3) Austauschrunde: Wenn alle Teammitglieder ihre Antworten formuliert haben, finden sich immer zwei Kollegen/Kolleginnen, um ihre Antworten auszutauschen und sich Feedback zu geben. Dieser Vorgang wird mehrfach wiederholt, bis jede/r mit jedem/r im Austausch war. Dieser Schritt ist auch in Dreiergruppen möglich.
(Zeitrahmen für die Gespräche mindestens 20/30 Minuten, je nach Teamgröße)

4) Nun trifft sich das Team zu einer kurzen Sharing-Einheit. Jeder Teilnehmende macht ein kurzes Statement zum inneren Erleben, d.h. zur persönlichen Gefühlslage des soeben erlebten Prozesses. Jede/r formuliert dazu 1-2 kurze Sätze („mir ging es …“, „ich war am Anfang angespannt und hatte dann immer mehr ein angenehmes Gefühl“, … etc.)  (Zeit max. 5 Minuten)

5) Die stille Runde 2: Jede/r Einzelne nimmt sich nun noch einmal Zeit für sich alleine. Um die im NAIKAN Prozess gemachten Erfahrungen zu verarbeiten, bekommt jeder den Auftrag,

  • die positiven Momente mit dem Team anzunehmen und zu würdigen
  • zu definieren, was sich bei ihr/ihm geändert hat
  • was sie/er zukünftig bei sich verändern und den Anderen mitteilen will

Die Botschaften sollten individuell visualisiert werden. (Zeit: 20 Minuten)

6) Perspektivenrunde: Die Ergebnisse der stillen Runde 2 werden jetzt wiederum im Plenum vorgestellt. Gemeinsam werden Vereinbarungen und Maßnahmen für einen konfliktfreieren Umgang erarbeitet.
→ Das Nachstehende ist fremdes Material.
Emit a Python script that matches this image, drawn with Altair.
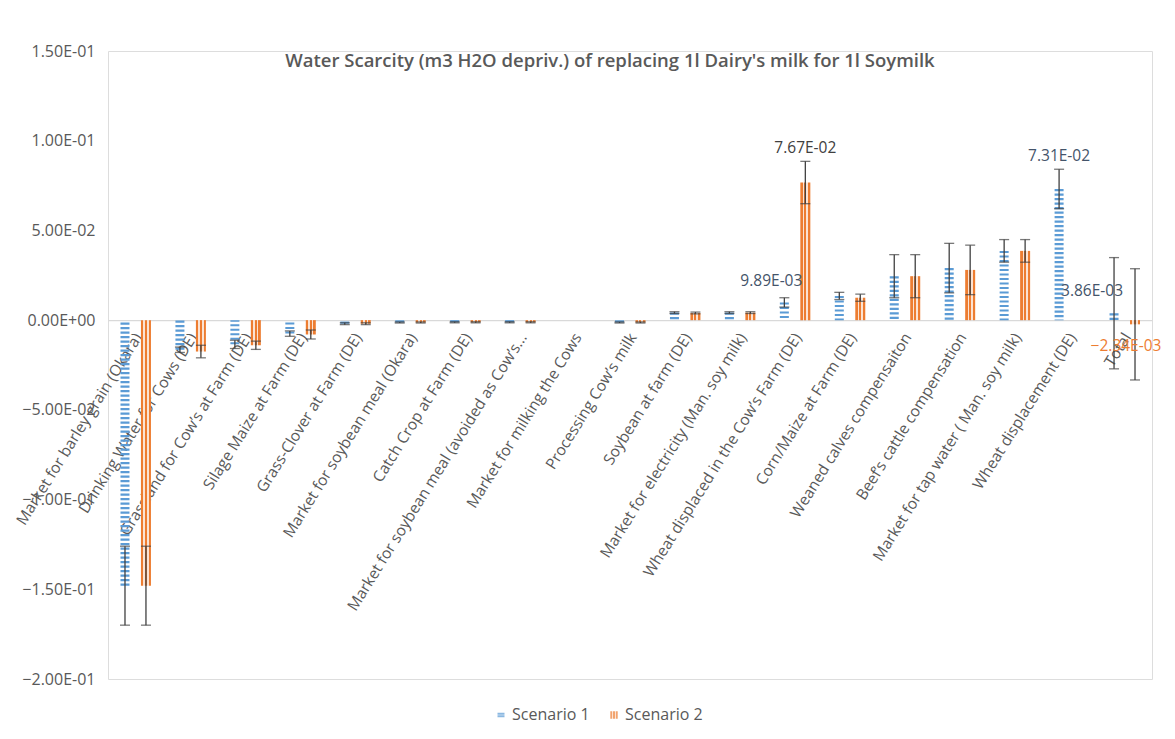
import altair as alt
import pandas as pd

# ---------------- data ----------------
categories = [
    "Market for barley grain (Okara)",
    "Drinking Water for Cows (DE)",
    "Grassland for Cow\u2019s at Farm (DE)",
    "Silage Maize at Farm (DE)",
    "Grass-Clover at Farm (DE)",
    "Market for soybean meal (Okara)",
    "Catch Crop at Farm (DE)",
    "Market for soybean meal (avoided as Cow\u2019s...",
    "Market for milking the Cows",
    "Processing Cow\u2019s milk",
    "Soybean at farm (DE)",
    "Market for electricity (Man. soy milk)",
    "Wheat displaced in the Cow\u2019s Farm (DE)",
    "Corn/Maize at Farm (DE)",
    "Weaned calves compensaiton",
    "Beef\u2019s cattle compensation",
    "Market for tap water ( Man. soy milk)",
    "Wheat displacement (DE)",
    "Total",
]
series_names = ["Scenario 1", "Scenario 2"]

s1_values = [-0.148, -0.0165, -0.0135, -0.0075, -0.002, -0.0013, -0.0012, -0.0012, 0.0,
             -0.0013, 0.0042, 0.0042, 0.00989, 0.0135, 0.0245, 0.029, 0.0386, 0.0731, 0.00386]
s1_errors = [0.022, 0.0015, 0.0023, 0.0015, 0.0005, 0.0003, 0.0003, 0.0003, 0.0,
             0.0003, 0.0005, 0.0005, 0.0026, 0.002, 0.012, 0.0138, 0.0063, 0.011, 0.031]
s2_values = [-0.148, -0.0175, -0.014, -0.008, -0.002, -0.0013, -0.0012, -0.0012, 0.0,
             -0.0013, 0.004, 0.0042, 0.0767, 0.0125, 0.0245, 0.028, 0.0386, None, -0.00234]
s2_errors = [0.022, 0.0035, 0.0023, 0.0025, 0.0005, 0.0003, 0.0003, 0.0003, 0.0,
             0.0003, 0.0005, 0.0005, 0.0118, 0.002, 0.012, 0.0138, 0.0063, None, 0.031]

y_ticks = [0.15, 0.10, 0.05, 0.0, -0.05, -0.10, -0.15, -0.20]
y_domain = [-0.20, 0.15]
title_text = "Water Scarcity (m3 H2O depriv.) of replacing 1l Dairy's milk for 1l Soymilk"

# data labels shown on the chart: (category, series)
labelled = [
    ("Wheat displaced in the Cow\u2019s Farm (DE)", "Scenario 1"),
    ("Wheat displaced in the Cow\u2019s Farm (DE)", "Scenario 2"),
    ("Wheat displacement (DE)", "Scenario 1"),
    ("Total", "Scenario 1"),
    ("Total", "Scenario 2"),
]

# ---------------- table ----------------
rows = []
for i, c in enumerate(categories):
    for s, vals, errs in (("Scenario 1", s1_values, s1_errors), ("Scenario 2", s2_values, s2_errors)):
        v, e = vals[i], errs[i]
        if v is None:
            continue
        rows.append({"category": c, "series": s, "value": v, "err": e, "lo": v - e, "hi": v + e})
df = pd.DataFrame(rows)

# ---------------- styling ----------------
FONT = "Open Sans"
GRAY = "#595959"
BLUE = "#5B9BD5"
ORANGE = "#ED7D31"
LIGHT = "#FBE3D3"
ERR = "#404040"
W, H = 1044, 628
zero_px = H * y_domain[1] / (y_domain[1] - y_domain[0])
x_axis_offset = -(H - zero_px)

sci = "replace(replace(format({v}, '.2e'), 'e-', 'E-0'), 'e+', 'E+0')"

x_enc = alt.X(
    "category:N",
    sort=categories,
    scale=alt.Scale(domain=categories, paddingInner=0, paddingOuter=0),
    axis=alt.Axis(
        title=None, labelAngle=-58, labelAlign="right", labelBaseline="middle",
        ticks=False, labelPadding=14, labelOffset=3, offset=x_axis_offset,
        domainColor="#D9D9D9", domainWidth=1.2, labelColor=GRAY, labelFont=FONT,
        labelFontSize=15.5, labelLimit=0, labelOverlap=False, grid=False,
    ),
)
xo_enc = alt.XOffset(
    "series:N",
    scale=alt.Scale(domain=series_names, paddingInner=0, paddingOuter=0.31),
)
y_scale = alt.Scale(domain=y_domain, nice=False, zero=False)
y_enc = alt.Y(
    "value:Q",
    scale=y_scale,
    axis=alt.Axis(
        title=None, values=y_ticks, ticks=False, domain=False, grid=False,
        labelExpr=sci.format(v="datum.value"), labelColor=GRAY, labelFont=FONT,
        labelFontSize=16, labelPadding=13,
    ),
)

base = alt.Chart(df)

s1_bars = base.transform_filter(alt.datum.series == "Scenario 1").mark_rule(
    strokeWidth=9, strokeDash=[2.2, 2.3], color=BLUE
).encode(x=x_enc, xOffset=xo_enc, y=y_enc, y2=alt.Y2(datum=0))

stripe = alt.Gradient(
    gradient="linear", x1=0, x2=1, y1=0, y2=0,
    stops=[
        alt.GradientStop(offset=0.0, color=ORANGE),
        alt.GradientStop(offset=0.24, color=ORANGE),
        alt.GradientStop(offset=0.24, color=LIGHT),
        alt.GradientStop(offset=0.40, color=LIGHT),
        alt.GradientStop(offset=0.40, color=ORANGE),
        alt.GradientStop(offset=0.60, color=ORANGE),
        alt.GradientStop(offset=0.60, color=LIGHT),
        alt.GradientStop(offset=0.76, color=LIGHT),
        alt.GradientStop(offset=0.76, color=ORANGE),
        alt.GradientStop(offset=1.0, color=ORANGE),
    ],
)
s2_bars = base.transform_filter(alt.datum.series == "Scenario 2").mark_bar(
    size=10, color=stripe
).encode(x=x_enc, xOffset=xo_enc, y=y_enc, y2=alt.Y2(datum=0))

err_base = base.transform_filter(alt.datum.err > 0)
err_rule = err_base.mark_rule(color=ERR, strokeWidth=1.3).encode(
    x=x_enc, xOffset=xo_enc, y=alt.Y("lo:Q", scale=y_scale), y2="hi:Q"
)
cap_lo = err_base.mark_tick(color=ERR, thickness=1.3, size=10).encode(
    x=x_enc, xOffset=xo_enc, y=alt.Y("lo:Q", scale=y_scale)
)
cap_hi = err_base.mark_tick(color=ERR, thickness=1.3, size=10).encode(
    x=x_enc, xOffset=xo_enc, y=alt.Y("hi:Q", scale=y_scale)
)

label_style = [
    {"dx": -13, "dy": -21, "color": "#44546A"},
    {"dx": 0, "dy": -35, "color": "#404040"},
    {"dx": 0, "dy": -33, "color": "#44546A"},
    {"dx": -22, "dy": -22, "color": "#44546A"},
    {"dx": -9, "dy": 22, "color": ORANGE},
]
label_layers = []
for (cat, ser), st in zip(labelled, label_style):
    label_layers.append(
        base.transform_filter((alt.datum.category == cat) & (alt.datum.series == ser))
        .transform_calculate(txt=sci.format(v="datum.value"))
        .mark_text(font=FONT, fontSize=15.5, baseline="middle", align="center",
                   dx=st["dx"], dy=st["dy"], color=st["color"])
        .encode(x=x_enc, xOffset=xo_enc, y=y_enc, text="txt:N")
    )

legend_cfg = dict(
    title=None, orient="none", direction="horizontal", legendX=385, legendY=656,
    labelFont=FONT, labelFontSize=16, labelColor=GRAY, symbolStrokeWidth=2,
    symbolSize=60, columnPadding=16, labelOffset=3,
)
legend_layer = base.transform_filter("false").mark_point(filled=False, strokeWidth=2).encode(
    color=alt.Color(
        "series:N",
        scale=alt.Scale(domain=series_names, range=[BLUE, ORANGE]),
        legend=alt.Legend(**legend_cfg),
    ),
    shape=alt.Shape(
        "series:N",
        scale=alt.Scale(
            domain=series_names,
            range=["M-0.9,-0.35H0.9M-0.9,0.35H0.9", "M-0.7,-1V1M0,-1V1M0.7,-1V1"],
        ),
        legend=alt.Legend(**legend_cfg),
    ),
)

chart = alt.layer(
    s1_bars, s2_bars, err_rule, cap_lo, cap_hi, *label_layers, legend_layer
).properties(
    width=W, height=H,
    title=alt.TitleParams(title_text, font=FONT, fontSize=18.5, fontWeight=600, color=GRAY,
                          anchor="middle", offset=-27, dx=-20),
    autosize=alt.AutoSizeParams(type="none"),
    padding={"left": 100, "top": 43, "right": 15, "bottom": 50},
).configure_view(stroke=None).configure(background="white")

chart.save("out.html", embed_options={"renderer": "svg", "actions": False})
NAIKAN arbeitet mit den beiden Ebenen der Beziehungsbilanz (Fragen 1 und 2) und der Beziehungsbelastung (Frage 3) und ermöglicht es, in der strukturierten Selbstreflexion und dem kollegialen Austausch, positive und ressourcenvolle Prozesse zu initiieren. Der/die Moderator/Moderatorin sollte sehr präzise An- und Vorgaben machen, und die Einzelnen nur bei Bedarf ganz vorsichtig unterstützen. Seine/Ihre Aufmerksamkeit ist bei dem, was im Prozess geschieht. Er/Sie sollte vor allem genau darauf achten, dass der Einzelne in Ruhe mit sich selbst arbeiten kann (Schritte 2 und 5), vereinbarte Regeln eingehalten werden, und in den Plenumsphasen ein konstruktiver Austausch stattfindet. Wichtig ist auch, dass ausschließlich die im NAIKAN Prozess erarbeiteten Informationen und Botschaften kommuniziert werden und nichts im Nachhinein hinzugefügt wird.